== What you will do ==
Repeat every line of the data exactly, but not the pictures.

== Recorded data ==
---+---

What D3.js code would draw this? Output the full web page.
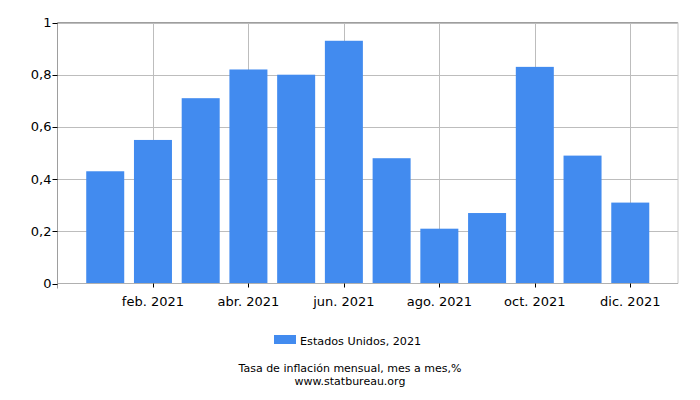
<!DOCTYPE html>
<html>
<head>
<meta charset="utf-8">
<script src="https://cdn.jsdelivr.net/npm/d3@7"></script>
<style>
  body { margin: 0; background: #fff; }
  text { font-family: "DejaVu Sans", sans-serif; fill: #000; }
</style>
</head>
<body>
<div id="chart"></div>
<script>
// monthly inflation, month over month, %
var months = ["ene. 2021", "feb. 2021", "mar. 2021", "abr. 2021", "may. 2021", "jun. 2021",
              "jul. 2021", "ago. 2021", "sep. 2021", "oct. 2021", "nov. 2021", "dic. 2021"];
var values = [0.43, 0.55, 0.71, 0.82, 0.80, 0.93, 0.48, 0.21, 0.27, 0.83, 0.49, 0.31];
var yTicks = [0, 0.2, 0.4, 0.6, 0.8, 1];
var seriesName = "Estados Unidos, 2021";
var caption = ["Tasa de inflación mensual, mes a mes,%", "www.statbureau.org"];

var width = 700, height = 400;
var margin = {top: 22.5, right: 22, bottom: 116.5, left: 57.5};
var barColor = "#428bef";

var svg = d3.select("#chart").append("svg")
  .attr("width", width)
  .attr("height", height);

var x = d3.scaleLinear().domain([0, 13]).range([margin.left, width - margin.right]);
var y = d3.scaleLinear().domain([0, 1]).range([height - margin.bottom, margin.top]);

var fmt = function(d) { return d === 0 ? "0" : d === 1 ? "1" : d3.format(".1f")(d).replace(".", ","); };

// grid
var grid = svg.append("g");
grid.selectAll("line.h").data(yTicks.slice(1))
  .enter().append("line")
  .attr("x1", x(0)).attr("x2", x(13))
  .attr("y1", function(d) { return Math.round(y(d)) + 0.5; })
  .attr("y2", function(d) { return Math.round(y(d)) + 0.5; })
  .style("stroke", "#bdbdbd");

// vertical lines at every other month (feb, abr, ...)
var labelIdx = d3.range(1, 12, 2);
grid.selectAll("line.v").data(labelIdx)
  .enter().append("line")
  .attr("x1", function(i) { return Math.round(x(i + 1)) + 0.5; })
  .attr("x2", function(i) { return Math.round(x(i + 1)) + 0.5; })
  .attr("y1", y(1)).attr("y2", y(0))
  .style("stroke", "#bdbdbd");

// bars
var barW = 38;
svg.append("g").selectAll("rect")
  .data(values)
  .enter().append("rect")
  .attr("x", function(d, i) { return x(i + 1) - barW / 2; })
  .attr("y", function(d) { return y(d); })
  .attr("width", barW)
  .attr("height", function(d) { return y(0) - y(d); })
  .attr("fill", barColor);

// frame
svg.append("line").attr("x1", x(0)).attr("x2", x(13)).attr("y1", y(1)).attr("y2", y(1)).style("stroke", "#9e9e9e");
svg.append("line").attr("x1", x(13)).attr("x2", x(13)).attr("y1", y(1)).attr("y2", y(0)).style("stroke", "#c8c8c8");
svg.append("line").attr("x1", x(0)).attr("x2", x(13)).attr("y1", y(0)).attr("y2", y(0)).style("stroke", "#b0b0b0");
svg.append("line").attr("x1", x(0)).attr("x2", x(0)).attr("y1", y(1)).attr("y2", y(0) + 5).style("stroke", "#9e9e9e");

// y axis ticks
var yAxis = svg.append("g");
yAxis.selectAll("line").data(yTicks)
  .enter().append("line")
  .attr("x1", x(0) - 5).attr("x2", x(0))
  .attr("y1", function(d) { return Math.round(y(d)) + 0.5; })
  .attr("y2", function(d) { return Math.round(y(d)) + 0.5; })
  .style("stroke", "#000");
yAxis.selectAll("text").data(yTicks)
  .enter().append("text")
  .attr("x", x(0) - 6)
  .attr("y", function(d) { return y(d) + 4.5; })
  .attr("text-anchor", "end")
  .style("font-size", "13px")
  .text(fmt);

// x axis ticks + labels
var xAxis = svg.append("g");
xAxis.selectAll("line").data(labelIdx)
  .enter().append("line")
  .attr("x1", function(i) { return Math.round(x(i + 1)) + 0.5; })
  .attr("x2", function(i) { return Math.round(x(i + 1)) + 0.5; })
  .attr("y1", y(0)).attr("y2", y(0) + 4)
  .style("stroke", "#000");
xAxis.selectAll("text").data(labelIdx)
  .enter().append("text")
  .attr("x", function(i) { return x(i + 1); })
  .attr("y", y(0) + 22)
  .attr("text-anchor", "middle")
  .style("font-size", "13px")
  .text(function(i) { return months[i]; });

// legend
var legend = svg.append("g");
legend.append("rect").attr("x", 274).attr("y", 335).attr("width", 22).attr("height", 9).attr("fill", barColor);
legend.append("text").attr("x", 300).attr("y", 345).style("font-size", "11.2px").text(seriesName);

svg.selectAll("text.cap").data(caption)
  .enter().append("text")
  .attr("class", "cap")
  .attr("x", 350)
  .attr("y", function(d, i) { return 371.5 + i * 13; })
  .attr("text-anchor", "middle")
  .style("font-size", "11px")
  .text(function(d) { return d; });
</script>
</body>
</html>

---+---

== Answer to the problem ==
What D3.js code would draw this? Output the full web page.
<!DOCTYPE html>
<html>
<head>
<meta charset="utf-8">
<script src="https://cdn.jsdelivr.net/npm/d3@7"></script>
<style>
  body { margin: 0; background: #fff; }
  text { font-family: "DejaVu Sans", sans-serif; fill: #000; }
</style>
</head>
<body>
<div id="chart"></div>
<script>
// monthly inflation, month over month, %
var months = ["ene. 2021", "feb. 2021", "mar. 2021", "abr. 2021", "may. 2021", "jun. 2021",
              "jul. 2021", "ago. 2021", "sep. 2021", "oct. 2021", "nov. 2021", "dic. 2021"];
var values = [0.43, 0.55, 0.71, 0.82, 0.80, 0.93, 0.48, 0.21, 0.27, 0.83, 0.49, 0.31];
var yTicks = [0, 0.2, 0.4, 0.6, 0.8, 1];
var seriesName = "Estados Unidos, 2021";
var caption = ["Tasa de inflación mensual, mes a mes,%", "www.statbureau.org"];

var width = 700, height = 400;
var margin = {top: 22.5, right: 22, bottom: 116.5, left: 57.5};
var barColor = "#428bef";

var svg = d3.select("#chart").append("svg")
  .attr("width", width)
  .attr("height", height);

var x = d3.scaleLinear().domain([0, 13]).range([margin.left, width - margin.right]);
var y = d3.scaleLinear().domain([0, 1]).range([height - margin.bottom, margin.top]);

var fmt = function(d) { return d === 0 ? "0" : d === 1 ? "1" : d3.format(".1f")(d).replace(".", ","); };

// grid
var grid = svg.append("g");
grid.selectAll("line.h").data(yTicks.slice(1))
  .enter().append("line")
  .attr("x1", x(0)).attr("x2", x(13))
  .attr("y1", function(d) { return Math.round(y(d)) + 0.5; })
  .attr("y2", function(d) { return Math.round(y(d)) + 0.5; })
  .style("stroke", "#bdbdbd");

// vertical lines at every other month (feb, abr, ...)
var labelIdx = d3.range(1, 12, 2);
grid.selectAll("line.v").data(labelIdx)
  .enter().append("line")
  .attr("x1", function(i) { return Math.round(x(i + 1)) + 0.5; })
  .attr("x2", function(i) { return Math.round(x(i + 1)) + 0.5; })
  .attr("y1", y(1)).attr("y2", y(0))
  .style("stroke", "#bdbdbd");

// bars
var barW = 38;
svg.append("g").selectAll("rect")
  .data(values)
  .enter().append("rect")
  .attr("x", function(d, i) { return x(i + 1) - barW / 2; })
  .attr("y", function(d) { return y(d); })
  .attr("width", barW)
  .attr("height", function(d) { return y(0) - y(d); })
  .attr("fill", barColor);

// frame
svg.append("line").attr("x1", x(0)).attr("x2", x(13)).attr("y1", y(1)).attr("y2", y(1)).style("stroke", "#9e9e9e");
svg.append("line").attr("x1", x(13)).attr("x2", x(13)).attr("y1", y(1)).attr("y2", y(0)).style("stroke", "#c8c8c8");
svg.append("line").attr("x1", x(0)).attr("x2", x(13)).attr("y1", y(0)).attr("y2", y(0)).style("stroke", "#b0b0b0");
svg.append("line").attr("x1", x(0)).attr("x2", x(0)).attr("y1", y(1)).attr("y2", y(0) + 5).style("stroke", "#9e9e9e");

// y axis ticks
var yAxis = svg.append("g");
yAxis.selectAll("line").data(yTicks)
  .enter().append("line")
  .attr("x1", x(0) - 5).attr("x2", x(0))
  .attr("y1", function(d) { return Math.round(y(d)) + 0.5; })
  .attr("y2", function(d) { return Math.round(y(d)) + 0.5; })
  .style("stroke", "#000");
yAxis.selectAll("text").data(yTicks)
  .enter().append("text")
  .attr("x", x(0) - 6)
  .attr("y", function(d) { return y(d) + 4.5; })
  .attr("text-anchor", "end")
  .style("font-size", "13px")
  .text(fmt);

// x axis ticks + labels
var xAxis = svg.append("g");
xAxis.selectAll("line").data(labelIdx)
  .enter().append("line")
  .attr("x1", function(i) { return Math.round(x(i + 1)) + 0.5; })
  .attr("x2", function(i) { return Math.round(x(i + 1)) + 0.5; })
  .attr("y1", y(0)).attr("y2", y(0) + 4)
  .style("stroke", "#000");
xAxis.selectAll("text").data(labelIdx)
  .enter().append("text")
  .attr("x", function(i) { return x(i + 1); })
  .attr("y", y(0) + 22)
  .attr("text-anchor", "middle")
  .style("font-size", "13px")
  .text(function(i) { return months[i]; });

// legend
var legend = svg.append("g");
legend.append("rect").attr("x", 274).attr("y", 335).attr("width", 22).attr("height", 9).attr("fill", barColor);
legend.append("text").attr("x", 300).attr("y", 345).style("font-size", "11.2px").text(seriesName);

svg.selectAll("text.cap").data(caption)
  .enter().append("text")
  .attr("class", "cap")
  .attr("x", 350)
  .attr("y", function(d, i) { return 371.5 + i * 13; })
  .attr("text-anchor", "middle")
  .style("font-size", "11px")
  .text(function(d) { return d; });
</script>
</body>
</html>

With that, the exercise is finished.